At another level, but again concerning the method do deal with the problem.
Too often, we try to imagine what a post-capitalist society could be by
defining only what would be good for human beings: justice, harmony,
ecological rationality, etc. That is useful an necessary. But insufficient
and some times hazardous. A post-capitalist solution, in order to be able to
survive and remain, needs first of all to overcome, to solve the impasses of
capitalism. It needs to break the specific laws that block the old machine
and the society it dominates. Not all aspects of capitalism will disappear
(using machines to produce, worldwide cooperation, for example) and it would
also be a nonsense to define the post-capitalist society and the way to it
just by saying it will be the contrary of capitalism.
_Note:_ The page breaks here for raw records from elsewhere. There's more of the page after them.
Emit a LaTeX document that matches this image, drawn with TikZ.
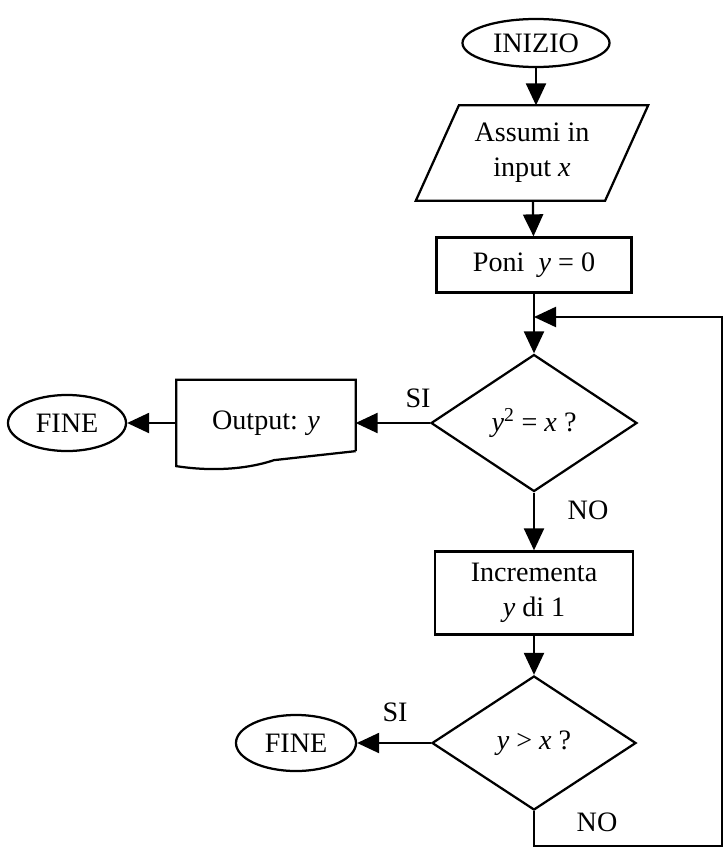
\documentclass[tikz,border=0pt]{standalone}
\usepackage{fontspec}
\setmainfont{Liberation Serif}
\usetikzlibrary{arrows.meta,calc,shapes.geometric}

\begin{document}
\begin{tikzpicture}[x=0.025cm,y=-0.025cm,line width=1.6pt,
  font=\fontsize{20}{25}\selectfont,
  arr/.style={-{Triangle[length=0.55cm,width=0.5cm]}},
  term/.style={draw,ellipse,inner sep=0pt},
  proc/.style={draw,rectangle,align=center,inner sep=2pt},
  cond/.style={draw,diamond,aspect=1.5,inner sep=0pt,minimum width=5.15cm,minimum height=3.425cm},
  io/.style={rectangle,align=center,inner sep=0pt}]
  \useasboundingbox (0,0) rectangle (725,848);

  \node[term,minimum width=3.675cm,minimum height=1.2cm] (inizio) at (536,43) {INIZIO};
  \node[io,minimum width=4.675cm,minimum height=2.325cm] (input) at (532,153) {Assumi in\\input \textit{x}};
  \node[proc,minimum width=4.875cm,minimum height=1.375cm] (poni) at (534,265) {Poni~ \textit{y} = 0};
  \node[cond] (done) at (534,423) {\textit{y}\textsuperscript{2} = \textit{x} ?};
  \node[proc,minimum width=4.95cm,minimum height=2.075cm] (incr) at (534,593) {Incrementa\\\textit{y} di 1};
  \node[cond,minimum width=5.1cm,minimum height=3.35cm] (dtwo) at (534,743) {\textit{y} > \textit{x} ?};
  \node[minimum width=4.425cm,minimum height=2.1cm] (out) at (266,423) {Output: \textit{y}};
  \node[term,minimum width=2.95cm,minimum height=1.4cm] (fineA) at (67,423) {FINE};
  \node[term,minimum width=3cm,minimum height=1.4cm] (fineB) at (296,743) {FINE};

  % slanted input box and output sheet with wavy lower edge
  \draw ($(input.north west)+(21.5,0)$) -- ($(input.north east)+(21.5,0)$)
    -- ($(input.south east)+(-21.5,0)$) -- ($(input.south west)+(-21.5,0)$) -- cycle;
  \draw ($(out.south east)+(0,-15)$) -- (out.north east) -- (out.north west) -- (out.south west)
    .. controls +(32,5) and +(-30,10) .. ($(out.south)+(8,-6)$) -- ($(out.south east)+(0,-15)$);

  \coordinate (loopb) at (722,846);
  \coordinate (loopc) at (722,317);
  \coordinate (join) at (534,317);

  \draw[arr] (inizio) -- (inizio |- input.north);
  \draw[arr] (input) -- (poni);
  \draw[arr] (poni) -- (done);
  \draw[arr] (done) -- (incr);
  \draw[arr] (incr) -- (dtwo);
  \draw[arr] (done) -- (out);
  \draw[arr] (out) -- (fineA);
  \draw[arr] (dtwo) -- (fineB);
  \draw[arr] (dtwo.south) |- (loopb) -- (loopc) -- (join);

  \node (siA) at (418,398) {SI};
  \node (noA) at (588,510) {NO};
  \node (siB) at (395,712) {SI};
  \node (noB) at (597,822) {NO};
\end{tikzpicture}
\end{document}
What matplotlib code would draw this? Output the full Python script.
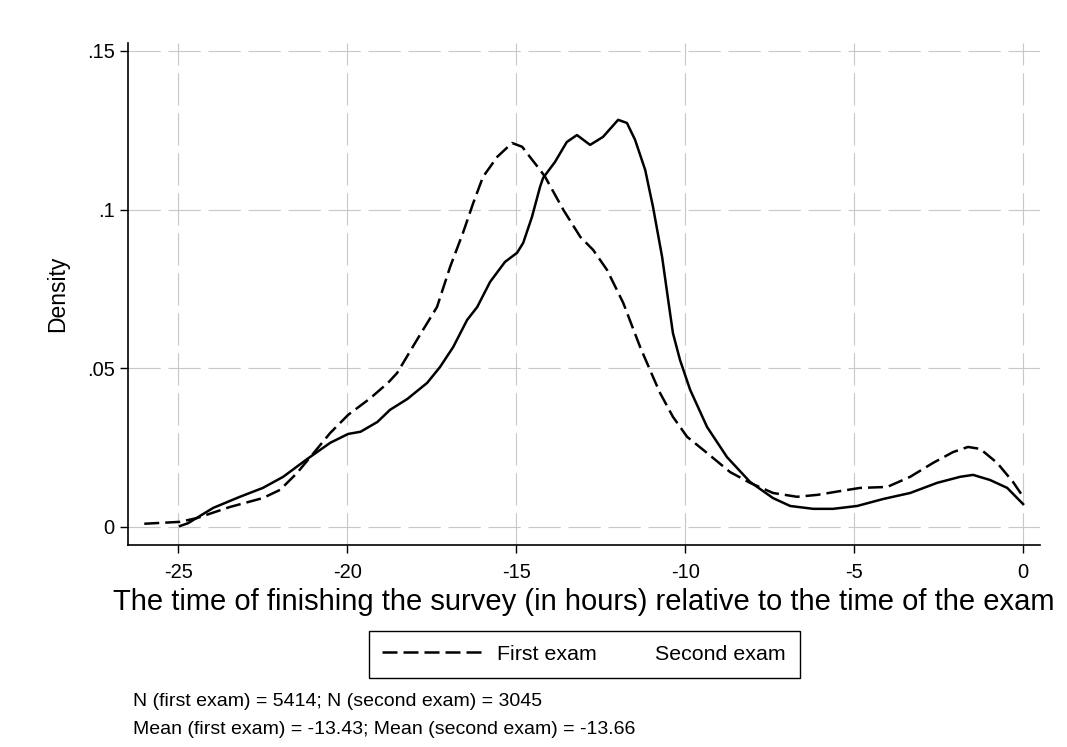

In order to define what blocks the capitalist machine, I follow Marx, or
rather my understanding of Marx, since this is a very discussed question
between Marxists . To make it short, there are two main contradictions,
interrelated, which condemn capitalism to cyclical and eventually "mortal"
crisis.  One is  the tendency of  the rate of profit to fall, the other is
 the tendency to limit the possibilities of consumption of most of the
population by the wage system. That appears rather clearly during periods of
open real crisis, recessions. Factories close, not because nobody needs what
they produce, but because they cannot make profit. The majority of the
population consume less, not because their needs have reduced, but because
they loose their jobs, source of wages, or because their real wages
decrease.
In that sense, any new form of re-organization of the
production/distribution process, if it is to be a step towards a
post-capitalist society, must include these two characteristics: shifting of
the goal of production from profit to human usefulness and overcoming of the
wage-system. Even if the need of symmetric exchange, and of a sort of money
to realize it, may subsist, these two characteristics are indispensable.